Teleport a corporate partner from the 1970s into today’s big law firm and, but for the computers, the basic business model looks the same: A few rainmakers, an army of credentialed paperers (some portion of them regretting their life choices), and time billed in mind-numbingly small increments.
Chris Bogart wants to change that. His firm, Burford Capital, is the world’s largest litigation-finance shop, turning legal bills into investable assets. It also owns stakes in several legal-services businesses outside the US, where rules are looser and lawyers’ commercial instincts are, somewhat surprisingly, sharper than those inside America’s white-shoe firms.
He sees a future where law firms themselves are investable. Separating their back-office functions into separate companies is one option that’s already gaining traction. The other, more obvious oath, would be for law firms to take money from investors — or go public — though that would require either a bold first-mover, Bogart said, or a collective push to relax state laws that bar ownership by non-lawyers.
“So many partners look back on their careers and say, ‘look at all the value I’ve created. If I’d started a technology company, hell, I’d be rolling in money,’” Bogart said on Semafor’s Compound Interest show. “Today I’m leaving it to the next generation as a charitable act.”
Law firms today resemble investment banks in the 1980s — private partnerships driven, at least in a lip-servicey way, by a purity of purpose that they’d rather not sully with too much open commercial talk.

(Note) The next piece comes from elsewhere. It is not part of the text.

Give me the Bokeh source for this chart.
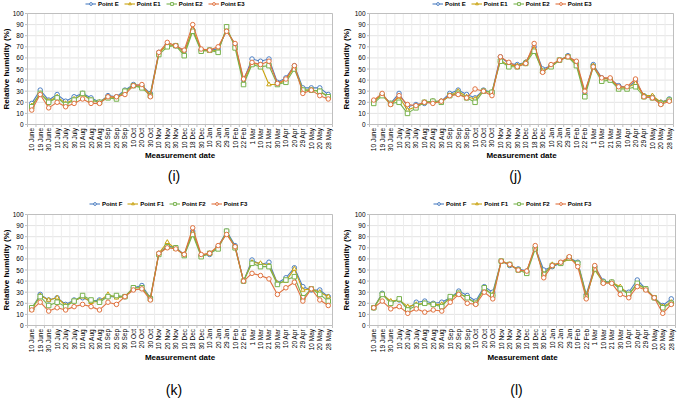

But huge paydays coaxed them into the capital markets, as did the ability to fund their growth with other people’s money.
“We get calls from just about every managing partner out there talking to us about what’s going on in the market, but everybody is sort of waiting for somebody else to try to take the next step,” he said.
Bogart, a self-described “recovering” Big Law veteran, also talked about the financialization of legal claims, his firm’s $16 billion fight with the government of Argentina, why he hates the billable hour, and why he doesn’t think AI will kill it.